>> begin INFORMATION PROVIDED

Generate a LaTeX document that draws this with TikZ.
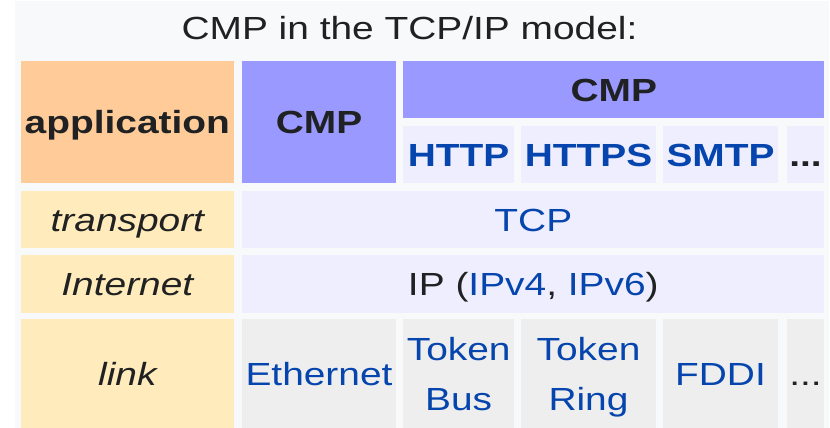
\documentclass[tikz,border=0pt]{standalone}
\usepackage{fontspec}
\setmainfont{Liberation Sans}[FakeStretch=1.215]
\definecolor{panel}{HTML}{F8F9FA}
\definecolor{appc}{HTML}{FFCC99}
\definecolor{cmpc}{HTML}{9999FF}
\definecolor{lav}{HTML}{EEEEFF}
\definecolor{layc}{HTML}{FFEBBB}
\definecolor{grayc}{HTML}{EEEEEE}
\definecolor{ink}{HTML}{202122}
\definecolor{linkc}{HTML}{0645AD}
\newcommand\cellbox[6]{\node[cellstyle, fill=#6, minimum width={#4-#2}, minimum height={#5-#3}, anchor=north west] (#1) at (#2,#3) {};}
\begin{document}
\begin{tikzpicture}[x=1pt,y=-1pt,
  cellstyle/.style={draw=none, inner sep=0pt, outer sep=0pt},
  txt/.style={inner sep=0pt, anchor=base, text=ink, font=\fontsize{32}{50}\selectfont},
  lnk/.style={txt, text=linkc}]
\useasboundingbox (0,0) rectangle (830,428);
\fill[panel] (15,1) rectangle (829,428);
\node[txt] (title) at (409.5,39.3) {CMP in the TCP/IP model:};
% cells
\cellbox{app}{21}{61.3}{233.7}{183.3}{appc}
\cellbox{cmpa}{242.3}{61.3}{395.7}{183.3}{cmpc}
\cellbox{cmpb}{403.3}{61.3}{824.3}{118.3}{cmpc}
\cellbox{http}{403.3}{126}{514}{183.3}{lav}
\cellbox{https}{521}{126}{656}{183.3}{lav}
\cellbox{smtp}{663.3}{126}{777.7}{183.3}{lav}
\cellbox{dotsa}{786.7}{126}{824.3}{183.3}{lav}
\cellbox{transport}{21}{191}{233.7}{248}{layc}
\cellbox{tcp}{242.3}{191}{824.3}{248}{lav}
\cellbox{internet}{21}{254.7}{233.7}{313}{layc}
\cellbox{ip}{242.3}{254.7}{824.3}{313}{lav}
\cellbox{link}{21}{319.3}{233.7}{428}{layc}
\cellbox{eth}{242.3}{319.3}{395.7}{428}{grayc}
\cellbox{tbus}{403.3}{319.3}{514}{428}{grayc}
\cellbox{tring}{521}{319.3}{656}{428}{grayc}
\cellbox{fddi}{663.3}{319.3}{777.7}{428}{grayc}
\cellbox{dotsb}{786.7}{319.3}{824.3}{428}{grayc}
% texts
\node[txt, font=\fontsize{32}{50}\selectfont\bfseries] (tapp) at ([yshift=-11.6pt]app.center) {application};
\node[txt, font=\fontsize{32}{50}\selectfont\bfseries] (tcmpa) at ([yshift=-11.6pt]cmpa.center) {CMP};
\node[txt, font=\fontsize{32}{50}\selectfont\bfseries] (tcmpb) at ([yshift=-11.6pt]cmpb.center) {CMP};
\node[lnk, font=\fontsize{32}{50}\selectfont\bfseries] (thttp) at ([yshift=-11.6pt]http.center) {HTTP};
\node[lnk, font=\fontsize{32}{50}\selectfont\bfseries] (thttps) at ([yshift=-11.6pt]https.center) {HTTPS};
\node[lnk, font=\fontsize{32}{50}\selectfont\bfseries] (tsmtp) at ([yshift=-11.6pt]smtp.center) {SMTP};
\node[txt, font=\fontsize{32}{50}\selectfont\bfseries] (tdotsa) at ([yshift=-11.6pt]dotsa.center) {...};
\node[txt, font=\fontsize{32}{50}\selectfont\itshape] (ttransport) at ([yshift=-11.6pt]transport.center) {transport};
\node[lnk] (ttcp) at ([yshift=-11.6pt]tcp.center) {TCP};
\node[txt, font=\fontsize{32}{50}\selectfont\itshape] (tinternet) at ([yshift=-11.6pt]internet.center) {Internet};
\node[txt] (tip) at ([yshift=-11.6pt]ip.center) {IP (\textcolor{linkc}{IPv4}, \textcolor{linkc}{IPv6})};
\node[txt, font=\fontsize{32}{50}\selectfont\itshape] (tlink) at ([yshift=-11.6pt]link.center) {link};
\node[lnk] (teth) at ([yshift=-11.6pt]eth.center) {Ethernet};
\node[lnk] (ttbusa) at ([yshift=13pt]tbus.center) {Token};
\node[lnk] (ttbusb) at ([yshift=-37pt]tbus.center) {Bus};
\node[lnk] (ttringa) at ([yshift=13pt]tring.center) {Token};
\node[lnk] (ttringb) at ([yshift=-37pt]tring.center) {Ring};
\node[lnk] (tfddi) at ([yshift=-11.6pt]fddi.center) {FDDI};
\node[txt] (tdotsb) at ([yshift=-11.6pt]dotsb.center) {...};
\end{tikzpicture}
\end{document}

>> end INFORMATION PROVIDED

TASK OBJECTIVE: Except for the pictures, copy the material above exactly.

OUTPUT BELOW:
Generate a LaTeX document that draws this with TikZ.
\documentclass[tikz,border=0pt]{standalone}
\usepackage{fontspec}
\setmainfont{Liberation Sans}[FakeStretch=1.215]
\definecolor{panel}{HTML}{F8F9FA}
\definecolor{appc}{HTML}{FFCC99}
\definecolor{cmpc}{HTML}{9999FF}
\definecolor{lav}{HTML}{EEEEFF}
\definecolor{layc}{HTML}{FFEBBB}
\definecolor{grayc}{HTML}{EEEEEE}
\definecolor{ink}{HTML}{202122}
\definecolor{linkc}{HTML}{0645AD}
\newcommand\cellbox[6]{\node[cellstyle, fill=#6, minimum width={#4-#2}, minimum height={#5-#3}, anchor=north west] (#1) at (#2,#3) {};}
\begin{document}
\begin{tikzpicture}[x=1pt,y=-1pt,
  cellstyle/.style={draw=none, inner sep=0pt, outer sep=0pt},
  txt/.style={inner sep=0pt, anchor=base, text=ink, font=\fontsize{32}{50}\selectfont},
  lnk/.style={txt, text=linkc}]
\useasboundingbox (0,0) rectangle (830,428);
\fill[panel] (15,1) rectangle (829,428);
\node[txt] (title) at (409.5,39.3) {CMP in the TCP/IP model:};
% cells
\cellbox{app}{21}{61.3}{233.7}{183.3}{appc}
\cellbox{cmpa}{242.3}{61.3}{395.7}{183.3}{cmpc}
\cellbox{cmpb}{403.3}{61.3}{824.3}{118.3}{cmpc}
\cellbox{http}{403.3}{126}{514}{183.3}{lav}
\cellbox{https}{521}{126}{656}{183.3}{lav}
\cellbox{smtp}{663.3}{126}{777.7}{183.3}{lav}
\cellbox{dotsa}{786.7}{126}{824.3}{183.3}{lav}
\cellbox{transport}{21}{191}{233.7}{248}{layc}
\cellbox{tcp}{242.3}{191}{824.3}{248}{lav}
\cellbox{internet}{21}{254.7}{233.7}{313}{layc}
\cellbox{ip}{242.3}{254.7}{824.3}{313}{lav}
\cellbox{link}{21}{319.3}{233.7}{428}{layc}
\cellbox{eth}{242.3}{319.3}{395.7}{428}{grayc}
\cellbox{tbus}{403.3}{319.3}{514}{428}{grayc}
\cellbox{tring}{521}{319.3}{656}{428}{grayc}
\cellbox{fddi}{663.3}{319.3}{777.7}{428}{grayc}
\cellbox{dotsb}{786.7}{319.3}{824.3}{428}{grayc}
% texts
\node[txt, font=\fontsize{32}{50}\selectfont\bfseries] (tapp) at ([yshift=-11.6pt]app.center) {application};
\node[txt, font=\fontsize{32}{50}\selectfont\bfseries] (tcmpa) at ([yshift=-11.6pt]cmpa.center) {CMP};
\node[txt, font=\fontsize{32}{50}\selectfont\bfseries] (tcmpb) at ([yshift=-11.6pt]cmpb.center) {CMP};
\node[lnk, font=\fontsize{32}{50}\selectfont\bfseries] (thttp) at ([yshift=-11.6pt]http.center) {HTTP};
\node[lnk, font=\fontsize{32}{50}\selectfont\bfseries] (thttps) at ([yshift=-11.6pt]https.center) {HTTPS};
\node[lnk, font=\fontsize{32}{50}\selectfont\bfseries] (tsmtp) at ([yshift=-11.6pt]smtp.center) {SMTP};
\node[txt, font=\fontsize{32}{50}\selectfont\bfseries] (tdotsa) at ([yshift=-11.6pt]dotsa.center) {...};
\node[txt, font=\fontsize{32}{50}\selectfont\itshape] (ttransport) at ([yshift=-11.6pt]transport.center) {transport};
\node[lnk] (ttcp) at ([yshift=-11.6pt]tcp.center) {TCP};
\node[txt, font=\fontsize{32}{50}\selectfont\itshape] (tinternet) at ([yshift=-11.6pt]internet.center) {Internet};
\node[txt] (tip) at ([yshift=-11.6pt]ip.center) {IP (\textcolor{linkc}{IPv4}, \textcolor{linkc}{IPv6})};
\node[txt, font=\fontsize{32}{50}\selectfont\itshape] (tlink) at ([yshift=-11.6pt]link.center) {link};
\node[lnk] (teth) at ([yshift=-11.6pt]eth.center) {Ethernet};
\node[lnk] (ttbusa) at ([yshift=13pt]tbus.center) {Token};
\node[lnk] (ttbusb) at ([yshift=-37pt]tbus.center) {Bus};
\node[lnk] (ttringa) at ([yshift=13pt]tring.center) {Token};
\node[lnk] (ttringb) at ([yshift=-37pt]tring.center) {Ring};
\node[lnk] (tfddi) at ([yshift=-11.6pt]fddi.center) {FDDI};
\node[txt] (tdotsb) at ([yshift=-11.6pt]dotsb.center) {...};
\end{tikzpicture}
\end{document}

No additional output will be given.